Exercise instructions ▸ Return every line of the data below that includes the string "this".
___ Input records
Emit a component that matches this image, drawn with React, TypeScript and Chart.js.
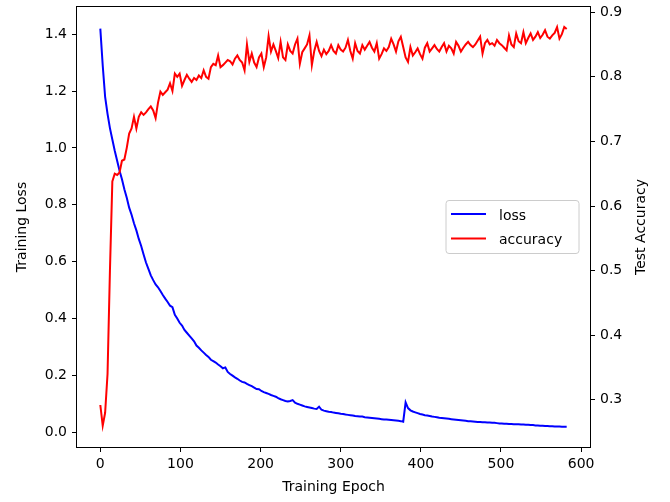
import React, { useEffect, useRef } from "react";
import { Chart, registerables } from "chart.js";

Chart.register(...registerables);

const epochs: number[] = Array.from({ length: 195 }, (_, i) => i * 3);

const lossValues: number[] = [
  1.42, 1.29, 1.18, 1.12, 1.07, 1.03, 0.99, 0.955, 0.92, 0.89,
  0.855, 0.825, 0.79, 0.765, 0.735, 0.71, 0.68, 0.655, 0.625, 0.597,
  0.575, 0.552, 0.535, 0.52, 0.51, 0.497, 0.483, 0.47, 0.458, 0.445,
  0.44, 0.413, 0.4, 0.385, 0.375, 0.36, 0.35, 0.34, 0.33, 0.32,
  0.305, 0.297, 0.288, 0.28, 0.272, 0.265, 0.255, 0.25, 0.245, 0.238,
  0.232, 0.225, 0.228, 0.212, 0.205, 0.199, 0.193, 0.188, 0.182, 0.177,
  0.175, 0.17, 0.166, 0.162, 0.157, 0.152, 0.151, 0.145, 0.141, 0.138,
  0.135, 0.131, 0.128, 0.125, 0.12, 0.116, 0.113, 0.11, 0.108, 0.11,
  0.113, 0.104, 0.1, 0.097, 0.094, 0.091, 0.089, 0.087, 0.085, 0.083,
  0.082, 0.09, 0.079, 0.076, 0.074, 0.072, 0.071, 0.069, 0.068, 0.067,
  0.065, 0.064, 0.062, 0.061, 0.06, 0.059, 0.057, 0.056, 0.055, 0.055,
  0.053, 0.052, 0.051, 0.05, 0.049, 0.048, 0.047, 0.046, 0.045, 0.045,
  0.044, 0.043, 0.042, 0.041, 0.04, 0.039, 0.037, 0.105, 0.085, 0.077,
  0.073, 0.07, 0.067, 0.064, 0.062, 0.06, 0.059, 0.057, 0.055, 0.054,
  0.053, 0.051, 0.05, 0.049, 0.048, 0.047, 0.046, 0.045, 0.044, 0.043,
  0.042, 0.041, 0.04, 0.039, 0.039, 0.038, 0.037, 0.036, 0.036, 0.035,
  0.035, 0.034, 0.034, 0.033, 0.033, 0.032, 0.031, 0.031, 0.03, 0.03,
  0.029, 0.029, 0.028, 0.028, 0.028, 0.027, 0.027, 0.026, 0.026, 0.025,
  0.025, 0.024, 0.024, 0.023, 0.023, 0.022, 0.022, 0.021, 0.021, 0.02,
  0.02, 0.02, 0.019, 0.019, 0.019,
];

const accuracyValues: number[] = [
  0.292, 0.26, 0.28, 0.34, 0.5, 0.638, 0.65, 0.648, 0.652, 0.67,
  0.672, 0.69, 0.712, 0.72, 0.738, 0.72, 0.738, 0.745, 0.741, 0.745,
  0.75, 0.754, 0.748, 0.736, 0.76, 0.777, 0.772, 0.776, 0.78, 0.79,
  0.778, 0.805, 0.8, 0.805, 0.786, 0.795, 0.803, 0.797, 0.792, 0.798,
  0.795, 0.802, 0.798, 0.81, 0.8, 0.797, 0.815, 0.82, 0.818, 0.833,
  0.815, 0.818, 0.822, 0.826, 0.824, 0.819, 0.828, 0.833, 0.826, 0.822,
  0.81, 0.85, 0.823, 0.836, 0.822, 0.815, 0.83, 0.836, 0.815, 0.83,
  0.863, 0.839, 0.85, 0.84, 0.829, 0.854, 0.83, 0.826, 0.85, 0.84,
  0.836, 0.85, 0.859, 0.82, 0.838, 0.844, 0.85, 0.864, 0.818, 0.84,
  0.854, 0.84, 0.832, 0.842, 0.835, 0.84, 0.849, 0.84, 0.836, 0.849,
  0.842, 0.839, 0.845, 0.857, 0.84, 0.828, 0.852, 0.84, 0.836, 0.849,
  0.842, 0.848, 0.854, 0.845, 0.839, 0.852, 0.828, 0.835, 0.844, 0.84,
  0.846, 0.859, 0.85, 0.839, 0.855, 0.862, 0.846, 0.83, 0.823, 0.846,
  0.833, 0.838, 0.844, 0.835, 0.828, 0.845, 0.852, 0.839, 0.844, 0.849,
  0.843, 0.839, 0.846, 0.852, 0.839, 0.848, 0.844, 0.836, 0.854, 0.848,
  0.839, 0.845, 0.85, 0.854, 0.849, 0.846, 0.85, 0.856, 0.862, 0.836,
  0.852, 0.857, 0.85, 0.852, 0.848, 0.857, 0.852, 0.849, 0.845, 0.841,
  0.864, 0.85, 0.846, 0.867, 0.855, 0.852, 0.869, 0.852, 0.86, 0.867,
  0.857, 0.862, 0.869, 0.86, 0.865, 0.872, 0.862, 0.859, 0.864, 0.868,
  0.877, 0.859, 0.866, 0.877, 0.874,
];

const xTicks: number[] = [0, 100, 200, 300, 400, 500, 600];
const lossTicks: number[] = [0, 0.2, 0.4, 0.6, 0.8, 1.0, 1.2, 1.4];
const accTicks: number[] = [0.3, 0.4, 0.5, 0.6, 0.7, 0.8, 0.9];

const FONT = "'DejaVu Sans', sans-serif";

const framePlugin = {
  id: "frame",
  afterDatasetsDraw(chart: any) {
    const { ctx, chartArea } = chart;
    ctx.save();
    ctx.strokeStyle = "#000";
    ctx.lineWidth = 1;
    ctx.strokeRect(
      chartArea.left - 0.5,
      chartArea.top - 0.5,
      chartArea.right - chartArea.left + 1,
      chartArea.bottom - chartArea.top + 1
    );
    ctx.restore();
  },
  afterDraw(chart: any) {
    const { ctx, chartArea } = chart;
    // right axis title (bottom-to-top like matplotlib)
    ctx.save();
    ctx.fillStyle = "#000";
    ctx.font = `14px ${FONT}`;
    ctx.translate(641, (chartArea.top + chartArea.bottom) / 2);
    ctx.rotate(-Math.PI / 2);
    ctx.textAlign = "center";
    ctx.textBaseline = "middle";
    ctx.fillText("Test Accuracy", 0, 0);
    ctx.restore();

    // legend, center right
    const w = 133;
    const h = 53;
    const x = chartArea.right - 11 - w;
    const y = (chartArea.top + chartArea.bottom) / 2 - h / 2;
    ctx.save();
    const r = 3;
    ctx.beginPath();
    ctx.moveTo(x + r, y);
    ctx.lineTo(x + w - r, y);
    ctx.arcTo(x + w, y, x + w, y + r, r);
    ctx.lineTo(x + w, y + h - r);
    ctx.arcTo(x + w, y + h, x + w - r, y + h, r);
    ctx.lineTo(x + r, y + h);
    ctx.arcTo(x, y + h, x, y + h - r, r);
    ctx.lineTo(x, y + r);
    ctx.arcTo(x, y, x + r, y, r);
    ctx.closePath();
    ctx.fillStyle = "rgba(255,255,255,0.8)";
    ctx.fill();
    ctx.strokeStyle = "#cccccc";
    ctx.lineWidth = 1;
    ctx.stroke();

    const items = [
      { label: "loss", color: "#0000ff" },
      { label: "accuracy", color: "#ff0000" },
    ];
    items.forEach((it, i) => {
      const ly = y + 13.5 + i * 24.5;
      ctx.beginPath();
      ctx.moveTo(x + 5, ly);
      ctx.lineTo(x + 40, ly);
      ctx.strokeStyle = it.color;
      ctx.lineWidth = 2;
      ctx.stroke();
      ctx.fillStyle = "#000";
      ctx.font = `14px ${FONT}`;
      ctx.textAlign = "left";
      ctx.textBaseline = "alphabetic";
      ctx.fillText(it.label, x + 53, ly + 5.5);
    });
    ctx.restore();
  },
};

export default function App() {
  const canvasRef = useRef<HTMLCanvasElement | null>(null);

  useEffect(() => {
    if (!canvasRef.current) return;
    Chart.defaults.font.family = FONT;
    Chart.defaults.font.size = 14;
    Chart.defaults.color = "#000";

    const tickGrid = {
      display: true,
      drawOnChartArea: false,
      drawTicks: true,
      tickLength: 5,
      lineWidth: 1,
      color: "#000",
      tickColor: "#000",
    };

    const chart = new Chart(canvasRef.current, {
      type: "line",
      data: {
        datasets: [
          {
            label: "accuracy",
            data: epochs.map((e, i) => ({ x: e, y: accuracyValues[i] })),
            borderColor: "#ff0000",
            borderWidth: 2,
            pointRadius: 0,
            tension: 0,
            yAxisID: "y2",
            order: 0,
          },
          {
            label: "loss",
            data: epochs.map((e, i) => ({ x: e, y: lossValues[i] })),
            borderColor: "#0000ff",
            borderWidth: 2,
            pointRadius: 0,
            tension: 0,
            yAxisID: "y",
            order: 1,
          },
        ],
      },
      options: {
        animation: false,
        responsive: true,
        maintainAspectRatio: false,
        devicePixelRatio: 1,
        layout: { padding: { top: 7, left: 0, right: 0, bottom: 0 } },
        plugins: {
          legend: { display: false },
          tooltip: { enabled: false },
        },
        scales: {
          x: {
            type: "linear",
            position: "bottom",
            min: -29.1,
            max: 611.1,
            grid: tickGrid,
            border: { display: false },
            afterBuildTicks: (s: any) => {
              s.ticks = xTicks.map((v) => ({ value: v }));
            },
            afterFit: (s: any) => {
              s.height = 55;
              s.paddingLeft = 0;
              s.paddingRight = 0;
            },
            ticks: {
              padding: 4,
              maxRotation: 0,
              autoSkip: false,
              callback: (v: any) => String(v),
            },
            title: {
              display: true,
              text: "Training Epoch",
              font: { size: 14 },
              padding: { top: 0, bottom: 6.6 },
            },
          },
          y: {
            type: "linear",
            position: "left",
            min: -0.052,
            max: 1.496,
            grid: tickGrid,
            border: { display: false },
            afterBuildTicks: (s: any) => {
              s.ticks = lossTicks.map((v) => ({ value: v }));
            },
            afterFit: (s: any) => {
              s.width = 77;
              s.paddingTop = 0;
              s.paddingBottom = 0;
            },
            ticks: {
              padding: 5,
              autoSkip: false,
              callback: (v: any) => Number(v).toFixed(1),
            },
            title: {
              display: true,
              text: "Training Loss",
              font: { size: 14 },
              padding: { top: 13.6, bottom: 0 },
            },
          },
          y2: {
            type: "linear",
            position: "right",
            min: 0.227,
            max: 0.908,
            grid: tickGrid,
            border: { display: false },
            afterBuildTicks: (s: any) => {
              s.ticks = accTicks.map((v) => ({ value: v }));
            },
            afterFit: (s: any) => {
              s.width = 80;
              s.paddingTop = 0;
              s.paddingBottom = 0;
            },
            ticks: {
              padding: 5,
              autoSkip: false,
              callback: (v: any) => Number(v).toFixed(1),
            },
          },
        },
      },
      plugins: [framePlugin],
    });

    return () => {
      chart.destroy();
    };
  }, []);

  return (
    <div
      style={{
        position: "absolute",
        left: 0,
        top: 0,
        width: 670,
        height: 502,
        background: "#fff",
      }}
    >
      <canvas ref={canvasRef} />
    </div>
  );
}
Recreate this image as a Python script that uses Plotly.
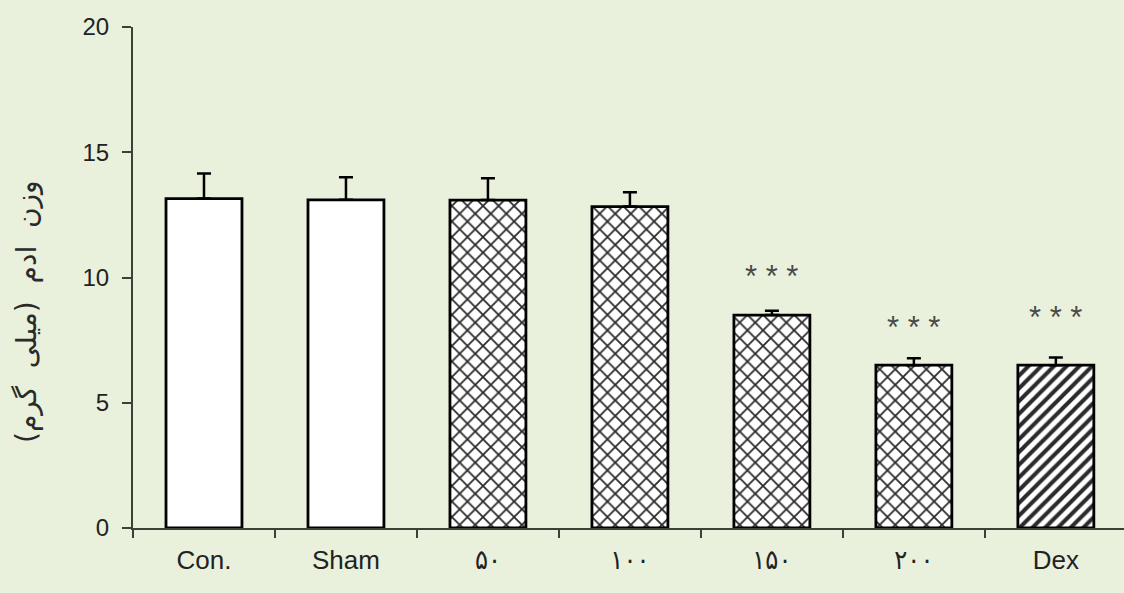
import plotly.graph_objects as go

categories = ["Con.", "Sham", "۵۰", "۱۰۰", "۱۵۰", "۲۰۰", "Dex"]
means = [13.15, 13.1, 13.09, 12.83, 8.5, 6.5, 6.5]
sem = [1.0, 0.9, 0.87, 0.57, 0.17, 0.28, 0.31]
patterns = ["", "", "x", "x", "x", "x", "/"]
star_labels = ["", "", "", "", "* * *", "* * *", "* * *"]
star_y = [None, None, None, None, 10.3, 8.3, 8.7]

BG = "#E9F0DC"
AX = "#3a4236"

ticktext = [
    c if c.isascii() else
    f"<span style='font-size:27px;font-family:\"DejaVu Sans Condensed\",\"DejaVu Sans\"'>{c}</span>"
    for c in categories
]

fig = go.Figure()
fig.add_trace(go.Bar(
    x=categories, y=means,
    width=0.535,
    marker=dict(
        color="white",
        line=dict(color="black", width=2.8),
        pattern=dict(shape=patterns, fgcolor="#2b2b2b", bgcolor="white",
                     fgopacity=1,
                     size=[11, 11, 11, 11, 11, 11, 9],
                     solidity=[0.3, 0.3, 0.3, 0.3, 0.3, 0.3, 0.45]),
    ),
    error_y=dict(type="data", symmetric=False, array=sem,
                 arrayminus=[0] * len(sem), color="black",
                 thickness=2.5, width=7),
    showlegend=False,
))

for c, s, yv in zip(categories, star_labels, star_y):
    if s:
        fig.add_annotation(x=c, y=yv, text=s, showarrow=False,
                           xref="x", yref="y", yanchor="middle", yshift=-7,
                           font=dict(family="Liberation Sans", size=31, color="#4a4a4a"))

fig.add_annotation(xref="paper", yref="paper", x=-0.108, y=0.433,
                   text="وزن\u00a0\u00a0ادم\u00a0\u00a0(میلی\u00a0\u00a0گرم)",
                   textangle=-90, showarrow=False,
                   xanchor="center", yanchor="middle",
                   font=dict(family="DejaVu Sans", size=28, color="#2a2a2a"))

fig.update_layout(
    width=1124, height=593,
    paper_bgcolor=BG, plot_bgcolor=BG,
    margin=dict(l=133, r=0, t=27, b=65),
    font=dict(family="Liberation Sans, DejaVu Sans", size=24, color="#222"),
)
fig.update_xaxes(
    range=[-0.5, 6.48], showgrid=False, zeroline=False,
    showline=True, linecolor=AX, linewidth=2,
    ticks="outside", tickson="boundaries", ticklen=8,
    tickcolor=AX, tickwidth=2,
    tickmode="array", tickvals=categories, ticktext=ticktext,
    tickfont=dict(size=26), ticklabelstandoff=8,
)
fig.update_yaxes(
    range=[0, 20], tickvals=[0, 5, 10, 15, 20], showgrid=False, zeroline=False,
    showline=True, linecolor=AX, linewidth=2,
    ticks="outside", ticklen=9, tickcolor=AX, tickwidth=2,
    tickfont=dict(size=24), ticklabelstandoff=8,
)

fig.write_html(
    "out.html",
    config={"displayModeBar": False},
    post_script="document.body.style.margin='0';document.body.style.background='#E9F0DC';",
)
______
Written answer ▸
Emit a component that matches this image, drawn with React, TypeScript and Chart.js.
Recreate this image as a Python script that uses Plotly.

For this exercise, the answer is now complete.